- _EXERCISE DIRECTIONS_:
Beginning with the first line of the data below, reproduce every line unchanged, ending with the line that holds "-0.098, -0.115, -0.135];".

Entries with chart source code
══════════════════════════════

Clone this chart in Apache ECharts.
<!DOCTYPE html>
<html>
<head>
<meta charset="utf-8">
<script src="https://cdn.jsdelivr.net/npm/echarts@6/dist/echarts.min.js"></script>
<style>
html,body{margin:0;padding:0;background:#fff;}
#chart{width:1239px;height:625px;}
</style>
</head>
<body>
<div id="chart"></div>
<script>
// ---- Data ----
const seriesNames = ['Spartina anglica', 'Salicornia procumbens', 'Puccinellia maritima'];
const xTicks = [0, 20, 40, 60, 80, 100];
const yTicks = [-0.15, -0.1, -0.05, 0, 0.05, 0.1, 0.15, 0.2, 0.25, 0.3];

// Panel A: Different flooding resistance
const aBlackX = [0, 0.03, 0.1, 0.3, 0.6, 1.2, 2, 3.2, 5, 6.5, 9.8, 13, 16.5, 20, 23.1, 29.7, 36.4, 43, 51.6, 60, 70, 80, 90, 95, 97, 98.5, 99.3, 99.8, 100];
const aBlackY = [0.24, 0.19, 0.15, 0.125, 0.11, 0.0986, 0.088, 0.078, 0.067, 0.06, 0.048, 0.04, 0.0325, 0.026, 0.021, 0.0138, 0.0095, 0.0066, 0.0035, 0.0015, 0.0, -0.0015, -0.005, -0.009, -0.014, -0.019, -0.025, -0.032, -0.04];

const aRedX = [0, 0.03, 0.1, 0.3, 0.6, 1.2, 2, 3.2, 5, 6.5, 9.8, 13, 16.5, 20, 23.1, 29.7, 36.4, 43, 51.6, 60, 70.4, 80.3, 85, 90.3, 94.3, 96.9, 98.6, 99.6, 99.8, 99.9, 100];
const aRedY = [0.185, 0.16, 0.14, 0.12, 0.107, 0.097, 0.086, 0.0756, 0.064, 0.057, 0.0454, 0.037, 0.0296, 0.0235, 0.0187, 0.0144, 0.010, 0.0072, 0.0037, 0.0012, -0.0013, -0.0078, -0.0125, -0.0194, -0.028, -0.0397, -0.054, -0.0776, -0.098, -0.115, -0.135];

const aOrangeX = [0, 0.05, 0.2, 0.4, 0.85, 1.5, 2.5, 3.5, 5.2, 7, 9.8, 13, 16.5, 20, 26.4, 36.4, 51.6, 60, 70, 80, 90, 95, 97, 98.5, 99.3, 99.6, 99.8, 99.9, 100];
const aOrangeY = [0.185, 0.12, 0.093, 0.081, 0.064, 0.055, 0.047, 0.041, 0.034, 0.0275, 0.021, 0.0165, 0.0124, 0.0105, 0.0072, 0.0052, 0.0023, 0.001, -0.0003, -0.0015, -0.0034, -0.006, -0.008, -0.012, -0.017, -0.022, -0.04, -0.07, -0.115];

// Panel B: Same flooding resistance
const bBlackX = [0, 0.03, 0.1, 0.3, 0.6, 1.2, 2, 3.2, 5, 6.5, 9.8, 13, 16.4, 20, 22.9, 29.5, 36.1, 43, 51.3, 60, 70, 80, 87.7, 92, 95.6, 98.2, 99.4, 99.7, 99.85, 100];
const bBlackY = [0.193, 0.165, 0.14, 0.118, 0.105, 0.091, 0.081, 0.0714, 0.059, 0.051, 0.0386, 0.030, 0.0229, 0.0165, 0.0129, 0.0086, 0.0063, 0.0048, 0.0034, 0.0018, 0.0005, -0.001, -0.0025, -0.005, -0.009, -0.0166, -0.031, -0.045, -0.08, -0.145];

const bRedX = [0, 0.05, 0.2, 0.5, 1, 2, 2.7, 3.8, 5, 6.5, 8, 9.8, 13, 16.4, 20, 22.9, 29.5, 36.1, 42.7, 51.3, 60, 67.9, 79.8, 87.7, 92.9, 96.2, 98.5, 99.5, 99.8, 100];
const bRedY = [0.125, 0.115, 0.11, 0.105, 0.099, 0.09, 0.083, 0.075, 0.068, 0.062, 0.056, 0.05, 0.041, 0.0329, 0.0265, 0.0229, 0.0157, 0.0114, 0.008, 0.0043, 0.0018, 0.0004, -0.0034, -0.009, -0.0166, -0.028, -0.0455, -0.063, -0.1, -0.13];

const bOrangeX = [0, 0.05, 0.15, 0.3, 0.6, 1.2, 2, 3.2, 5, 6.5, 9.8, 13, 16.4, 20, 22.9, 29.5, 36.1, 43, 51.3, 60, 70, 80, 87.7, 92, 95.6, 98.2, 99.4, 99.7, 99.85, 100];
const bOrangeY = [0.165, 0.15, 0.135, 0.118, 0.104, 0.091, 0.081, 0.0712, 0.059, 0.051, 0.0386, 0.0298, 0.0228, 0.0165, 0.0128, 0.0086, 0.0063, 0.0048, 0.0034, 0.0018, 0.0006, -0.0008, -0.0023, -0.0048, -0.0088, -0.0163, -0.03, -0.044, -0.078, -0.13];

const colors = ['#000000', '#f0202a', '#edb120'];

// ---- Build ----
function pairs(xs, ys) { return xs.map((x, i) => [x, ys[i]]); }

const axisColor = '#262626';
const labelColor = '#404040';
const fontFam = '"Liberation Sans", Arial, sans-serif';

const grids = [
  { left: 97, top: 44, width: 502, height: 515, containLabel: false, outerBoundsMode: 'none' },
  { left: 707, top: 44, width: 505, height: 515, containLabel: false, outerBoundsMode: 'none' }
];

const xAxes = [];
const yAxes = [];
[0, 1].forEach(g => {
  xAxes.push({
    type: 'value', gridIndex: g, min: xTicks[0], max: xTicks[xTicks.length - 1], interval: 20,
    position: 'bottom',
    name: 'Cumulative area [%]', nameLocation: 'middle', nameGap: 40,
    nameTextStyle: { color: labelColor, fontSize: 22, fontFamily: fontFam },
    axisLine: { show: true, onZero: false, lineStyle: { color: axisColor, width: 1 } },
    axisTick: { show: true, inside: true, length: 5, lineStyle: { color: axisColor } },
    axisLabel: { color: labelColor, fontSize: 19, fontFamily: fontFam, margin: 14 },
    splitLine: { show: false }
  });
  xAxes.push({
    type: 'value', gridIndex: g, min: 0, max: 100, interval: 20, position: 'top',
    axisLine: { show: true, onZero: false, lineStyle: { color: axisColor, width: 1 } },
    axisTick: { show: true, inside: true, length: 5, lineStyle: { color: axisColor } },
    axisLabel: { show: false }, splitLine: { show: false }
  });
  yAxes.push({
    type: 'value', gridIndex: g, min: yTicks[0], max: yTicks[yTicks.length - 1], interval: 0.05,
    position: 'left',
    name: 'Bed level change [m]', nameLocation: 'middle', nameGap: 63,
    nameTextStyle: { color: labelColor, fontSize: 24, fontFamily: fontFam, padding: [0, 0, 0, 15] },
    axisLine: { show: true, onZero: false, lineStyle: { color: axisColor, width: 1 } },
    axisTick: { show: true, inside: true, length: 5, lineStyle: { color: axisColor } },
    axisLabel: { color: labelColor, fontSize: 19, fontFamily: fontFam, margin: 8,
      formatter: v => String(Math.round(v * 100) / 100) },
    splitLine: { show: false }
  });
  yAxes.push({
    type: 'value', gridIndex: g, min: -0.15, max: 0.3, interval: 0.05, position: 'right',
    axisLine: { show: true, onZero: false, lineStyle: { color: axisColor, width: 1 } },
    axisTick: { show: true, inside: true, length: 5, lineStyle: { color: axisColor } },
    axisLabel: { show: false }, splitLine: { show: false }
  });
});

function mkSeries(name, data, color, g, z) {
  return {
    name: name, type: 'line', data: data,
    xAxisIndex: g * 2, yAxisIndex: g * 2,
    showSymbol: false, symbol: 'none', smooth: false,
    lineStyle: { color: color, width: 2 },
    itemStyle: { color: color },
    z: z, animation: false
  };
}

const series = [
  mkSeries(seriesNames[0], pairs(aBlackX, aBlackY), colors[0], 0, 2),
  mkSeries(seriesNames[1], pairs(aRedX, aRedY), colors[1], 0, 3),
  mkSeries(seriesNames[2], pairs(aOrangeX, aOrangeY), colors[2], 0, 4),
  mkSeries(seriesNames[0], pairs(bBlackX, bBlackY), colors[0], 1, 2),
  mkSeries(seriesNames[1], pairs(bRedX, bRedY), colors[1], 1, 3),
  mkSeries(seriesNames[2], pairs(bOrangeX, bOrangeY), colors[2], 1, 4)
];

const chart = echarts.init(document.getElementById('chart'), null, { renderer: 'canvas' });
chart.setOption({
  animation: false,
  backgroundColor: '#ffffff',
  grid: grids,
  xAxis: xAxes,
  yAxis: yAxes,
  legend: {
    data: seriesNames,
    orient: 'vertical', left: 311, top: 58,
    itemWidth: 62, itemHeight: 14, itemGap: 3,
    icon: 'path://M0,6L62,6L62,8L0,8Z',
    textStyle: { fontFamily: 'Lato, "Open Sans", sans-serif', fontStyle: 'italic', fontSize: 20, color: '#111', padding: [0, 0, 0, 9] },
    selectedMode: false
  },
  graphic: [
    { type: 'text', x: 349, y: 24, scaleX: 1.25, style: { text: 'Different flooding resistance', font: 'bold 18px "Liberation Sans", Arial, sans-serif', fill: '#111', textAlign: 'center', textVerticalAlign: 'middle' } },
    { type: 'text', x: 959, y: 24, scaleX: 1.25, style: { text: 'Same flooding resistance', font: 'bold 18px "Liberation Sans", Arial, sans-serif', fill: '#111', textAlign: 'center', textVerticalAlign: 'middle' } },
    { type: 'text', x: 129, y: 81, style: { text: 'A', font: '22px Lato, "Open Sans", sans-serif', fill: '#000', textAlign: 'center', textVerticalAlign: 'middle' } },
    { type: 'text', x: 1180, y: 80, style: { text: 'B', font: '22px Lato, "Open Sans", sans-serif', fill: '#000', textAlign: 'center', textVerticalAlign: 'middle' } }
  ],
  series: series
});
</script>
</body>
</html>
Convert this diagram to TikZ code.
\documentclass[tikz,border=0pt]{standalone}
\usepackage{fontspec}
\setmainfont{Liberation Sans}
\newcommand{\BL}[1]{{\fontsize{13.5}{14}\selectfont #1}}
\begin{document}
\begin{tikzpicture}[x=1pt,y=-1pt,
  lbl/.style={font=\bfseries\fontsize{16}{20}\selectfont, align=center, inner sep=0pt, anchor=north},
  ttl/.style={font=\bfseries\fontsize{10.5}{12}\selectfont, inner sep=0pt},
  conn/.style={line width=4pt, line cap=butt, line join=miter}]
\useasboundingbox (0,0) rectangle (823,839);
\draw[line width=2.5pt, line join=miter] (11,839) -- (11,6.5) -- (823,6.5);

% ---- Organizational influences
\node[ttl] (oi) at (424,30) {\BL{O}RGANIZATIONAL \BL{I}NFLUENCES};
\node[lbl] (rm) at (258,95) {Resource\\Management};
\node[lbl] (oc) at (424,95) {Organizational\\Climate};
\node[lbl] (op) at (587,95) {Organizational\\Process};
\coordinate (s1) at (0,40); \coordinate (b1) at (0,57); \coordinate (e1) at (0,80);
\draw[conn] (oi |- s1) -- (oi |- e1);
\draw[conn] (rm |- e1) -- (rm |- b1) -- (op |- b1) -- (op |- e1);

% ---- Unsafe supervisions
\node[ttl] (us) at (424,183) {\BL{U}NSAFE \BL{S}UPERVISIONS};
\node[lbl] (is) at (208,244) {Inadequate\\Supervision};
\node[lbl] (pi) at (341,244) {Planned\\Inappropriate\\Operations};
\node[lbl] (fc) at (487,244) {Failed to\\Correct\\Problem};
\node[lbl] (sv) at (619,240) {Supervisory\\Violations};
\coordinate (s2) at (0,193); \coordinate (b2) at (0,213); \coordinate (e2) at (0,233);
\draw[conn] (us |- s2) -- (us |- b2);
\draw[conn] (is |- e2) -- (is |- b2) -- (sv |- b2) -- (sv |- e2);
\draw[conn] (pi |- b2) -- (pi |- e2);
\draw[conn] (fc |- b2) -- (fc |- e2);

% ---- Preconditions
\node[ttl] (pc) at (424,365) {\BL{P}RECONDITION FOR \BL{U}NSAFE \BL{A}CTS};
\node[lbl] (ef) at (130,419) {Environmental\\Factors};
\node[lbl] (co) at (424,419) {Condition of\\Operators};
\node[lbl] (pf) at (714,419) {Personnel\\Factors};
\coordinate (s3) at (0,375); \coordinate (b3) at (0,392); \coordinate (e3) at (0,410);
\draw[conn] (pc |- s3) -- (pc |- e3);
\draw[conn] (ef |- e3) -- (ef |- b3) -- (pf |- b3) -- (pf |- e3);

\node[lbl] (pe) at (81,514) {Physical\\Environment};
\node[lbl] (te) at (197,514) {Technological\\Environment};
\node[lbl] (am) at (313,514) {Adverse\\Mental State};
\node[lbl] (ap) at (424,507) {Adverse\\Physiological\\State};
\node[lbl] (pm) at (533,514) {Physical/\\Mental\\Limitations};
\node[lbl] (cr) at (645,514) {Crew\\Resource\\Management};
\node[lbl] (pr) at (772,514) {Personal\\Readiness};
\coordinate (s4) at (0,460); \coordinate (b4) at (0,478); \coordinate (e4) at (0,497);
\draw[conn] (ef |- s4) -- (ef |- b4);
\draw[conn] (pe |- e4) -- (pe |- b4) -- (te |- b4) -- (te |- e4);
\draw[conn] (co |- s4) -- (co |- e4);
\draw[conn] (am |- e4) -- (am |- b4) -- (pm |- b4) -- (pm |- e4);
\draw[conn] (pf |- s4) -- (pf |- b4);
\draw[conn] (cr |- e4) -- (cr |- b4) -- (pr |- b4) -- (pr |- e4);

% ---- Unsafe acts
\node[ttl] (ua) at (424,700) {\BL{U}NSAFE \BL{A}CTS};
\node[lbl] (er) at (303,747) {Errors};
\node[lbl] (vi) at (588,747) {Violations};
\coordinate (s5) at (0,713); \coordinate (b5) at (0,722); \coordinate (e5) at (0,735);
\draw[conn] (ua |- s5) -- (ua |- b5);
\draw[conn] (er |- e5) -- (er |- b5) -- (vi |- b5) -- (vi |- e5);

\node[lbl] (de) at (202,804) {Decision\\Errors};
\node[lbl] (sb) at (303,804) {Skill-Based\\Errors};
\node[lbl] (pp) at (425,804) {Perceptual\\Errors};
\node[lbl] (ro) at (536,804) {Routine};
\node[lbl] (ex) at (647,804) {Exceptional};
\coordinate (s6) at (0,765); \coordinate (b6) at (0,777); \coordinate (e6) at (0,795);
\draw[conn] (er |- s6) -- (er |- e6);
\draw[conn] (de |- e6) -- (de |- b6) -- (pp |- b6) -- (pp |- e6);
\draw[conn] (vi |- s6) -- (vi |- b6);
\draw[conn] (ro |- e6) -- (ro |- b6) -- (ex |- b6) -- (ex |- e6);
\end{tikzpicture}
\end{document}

══════════════════════════════

- _TASK OUTPUT_:
Clone this chart in Apache ECharts.
<!DOCTYPE html>
<html>
<head>
<meta charset="utf-8">
<script src="https://cdn.jsdelivr.net/npm/echarts@6/dist/echarts.min.js"></script>
<style>
html,body{margin:0;padding:0;background:#fff;}
#chart{width:1239px;height:625px;}
</style>
</head>
<body>
<div id="chart"></div>
<script>
// ---- Data ----
const seriesNames = ['Spartina anglica', 'Salicornia procumbens', 'Puccinellia maritima'];
const xTicks = [0, 20, 40, 60, 80, 100];
const yTicks = [-0.15, -0.1, -0.05, 0, 0.05, 0.1, 0.15, 0.2, 0.25, 0.3];

// Panel A: Different flooding resistance
const aBlackX = [0, 0.03, 0.1, 0.3, 0.6, 1.2, 2, 3.2, 5, 6.5, 9.8, 13, 16.5, 20, 23.1, 29.7, 36.4, 43, 51.6, 60, 70, 80, 90, 95, 97, 98.5, 99.3, 99.8, 100];
const aBlackY = [0.24, 0.19, 0.15, 0.125, 0.11, 0.0986, 0.088, 0.078, 0.067, 0.06, 0.048, 0.04, 0.0325, 0.026, 0.021, 0.0138, 0.0095, 0.0066, 0.0035, 0.0015, 0.0, -0.0015, -0.005, -0.009, -0.014, -0.019, -0.025, -0.032, -0.04];

const aRedX = [0, 0.03, 0.1, 0.3, 0.6, 1.2, 2, 3.2, 5, 6.5, 9.8, 13, 16.5, 20, 23.1, 29.7, 36.4, 43, 51.6, 60, 70.4, 80.3, 85, 90.3, 94.3, 96.9, 98.6, 99.6, 99.8, 99.9, 100];
const aRedY = [0.185, 0.16, 0.14, 0.12, 0.107, 0.097, 0.086, 0.0756, 0.064, 0.057, 0.0454, 0.037, 0.0296, 0.0235, 0.0187, 0.0144, 0.010, 0.0072, 0.0037, 0.0012, -0.0013, -0.0078, -0.0125, -0.0194, -0.028, -0.0397, -0.054, -0.0776, -0.098, -0.115, -0.135];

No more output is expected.